Debugging also gets harder. When one agent fails, you look in one place. When a five-agent pipeline produces a wrong answer, the fault could be in the handoff, in one agent's narrow reasoning, or in shared context that went stale between steps. Systems like this need real observability, tracing what each agent saw and did, built in from the start, not added after the first confusing failure.
A Simple Framework Before You Build
Before adding a second agent to anything, answer three questions honestly.
- Domain: does this genuinely require different skills, tools, or knowledge that do not fit cleanly in one agent's context, or am I just describing multiple steps a single agent could still do?
- Ceiling: has a single agent actually run in production and hit a specific, observable reliability limit, or is this orchestration built to solve a problem you expect rather than one you have measured?
- Ownership: does someone on the team have the time and the tooling to monitor coordination between agents, not just each agent individually, since that is where multi-agent systems actually break?
If the honest answers point to a real cross-domain problem, a measured ceiling, and a clear owner, orchestration is worth the added cost and complexity.
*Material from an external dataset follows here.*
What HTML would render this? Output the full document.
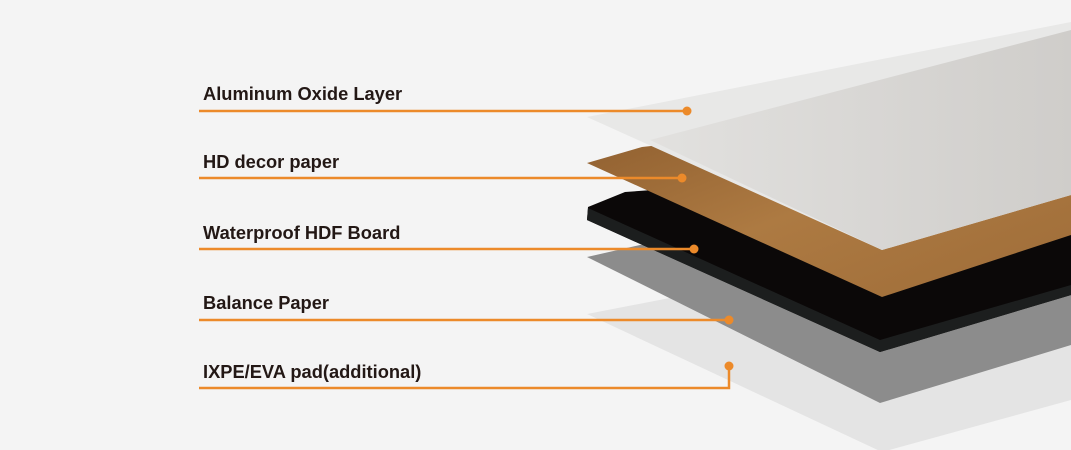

If any of the three is shaky, a single, well-scoped agent, built and measured properly, is almost always the better next step, and it is also a stronger foundation to expand from later, since a solid single agent tends to become a solid specialist inside a bigger system when the time actually comes.
How We Approach This at Agentiq Studios
When a client asks us to build a multi-agent system, one of our first questions is whether they have run a single-agent version of this workflow yet. Often they have not, and that single-agent version turns out to be enough, or it surfaces exactly where the real complexity lives before anyone commits to a five-agent architecture to solve a problem that a better single agent, or a bit of retrieval, would have handled. We would rather ship the simpler system that works than the more impressive one that is harder to maintain and debug in production. This is the same discipline we apply when we help clients decide between building and buying an agent in the first place (/blog/build-vs-buy-ai-agents): match the architecture to the actual shape of the problem, not to what sounds more advanced.
Related from Agentiq Studios: AI Agent Development (/services/ai-agent-development), AI Architecture Design (/services/ai-architecture-design), and Agentic Processes (/solutions/agentic-processes).
Final Thoughts
Multi-agent orchestration is a real, increasingly production-ready pattern, not a fad, and 2026 is the year it is genuinely moving past pilots for a meaningful share of enterprises. But it solves a specific kind of problem: work that spans real domains, needs real parallelism, or needs a real checkpoint before something risky happens. It is not a more sophisticated default to reach for before you have proven a single agent cannot do the job. Start with one well-built, well-measured agent, let production use show you exactly where it runs out of road, and add coordination only where the evidence says you need it. That is how you end up with a system that is genuinely more capable, instead of one that is just more expensive to run and harder to debug.